[Dataset content]

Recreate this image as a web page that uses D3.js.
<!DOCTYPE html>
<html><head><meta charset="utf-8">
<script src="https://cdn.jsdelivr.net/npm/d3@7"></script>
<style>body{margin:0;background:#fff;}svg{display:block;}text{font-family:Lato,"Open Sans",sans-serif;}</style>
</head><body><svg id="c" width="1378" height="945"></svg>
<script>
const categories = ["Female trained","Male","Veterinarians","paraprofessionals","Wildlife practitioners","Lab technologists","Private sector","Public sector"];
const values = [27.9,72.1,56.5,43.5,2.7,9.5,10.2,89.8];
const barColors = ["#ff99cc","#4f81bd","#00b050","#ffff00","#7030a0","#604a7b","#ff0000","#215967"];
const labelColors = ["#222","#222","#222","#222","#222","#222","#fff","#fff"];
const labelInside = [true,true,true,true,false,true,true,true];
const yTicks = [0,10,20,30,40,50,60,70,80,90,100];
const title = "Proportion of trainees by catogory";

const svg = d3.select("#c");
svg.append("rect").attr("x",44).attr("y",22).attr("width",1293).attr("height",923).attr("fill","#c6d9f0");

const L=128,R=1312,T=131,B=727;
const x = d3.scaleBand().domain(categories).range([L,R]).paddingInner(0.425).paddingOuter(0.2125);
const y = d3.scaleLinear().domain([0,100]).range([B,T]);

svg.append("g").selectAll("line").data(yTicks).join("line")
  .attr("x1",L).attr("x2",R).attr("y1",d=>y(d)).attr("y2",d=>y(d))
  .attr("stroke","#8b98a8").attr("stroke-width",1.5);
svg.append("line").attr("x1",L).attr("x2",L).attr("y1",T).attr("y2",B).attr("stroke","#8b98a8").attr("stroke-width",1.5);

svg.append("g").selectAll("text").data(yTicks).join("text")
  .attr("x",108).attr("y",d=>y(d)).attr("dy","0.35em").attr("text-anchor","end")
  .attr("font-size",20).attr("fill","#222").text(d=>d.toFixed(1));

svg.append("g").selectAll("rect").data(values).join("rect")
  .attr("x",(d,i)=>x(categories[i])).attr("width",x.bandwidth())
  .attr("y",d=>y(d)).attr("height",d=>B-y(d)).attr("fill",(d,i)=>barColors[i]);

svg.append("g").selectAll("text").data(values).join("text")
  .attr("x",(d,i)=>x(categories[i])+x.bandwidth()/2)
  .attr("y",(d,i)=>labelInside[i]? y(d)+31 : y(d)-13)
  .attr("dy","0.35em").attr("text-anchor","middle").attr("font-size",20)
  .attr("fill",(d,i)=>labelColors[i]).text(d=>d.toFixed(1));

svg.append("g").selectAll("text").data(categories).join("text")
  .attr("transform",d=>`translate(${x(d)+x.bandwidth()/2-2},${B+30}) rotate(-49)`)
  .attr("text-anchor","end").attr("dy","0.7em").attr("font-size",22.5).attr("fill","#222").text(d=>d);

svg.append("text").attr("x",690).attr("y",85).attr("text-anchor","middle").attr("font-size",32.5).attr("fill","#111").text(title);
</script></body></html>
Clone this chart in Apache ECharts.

[Brief] Determine the number of lines containing "this". Write only that number.

[Written answer] 2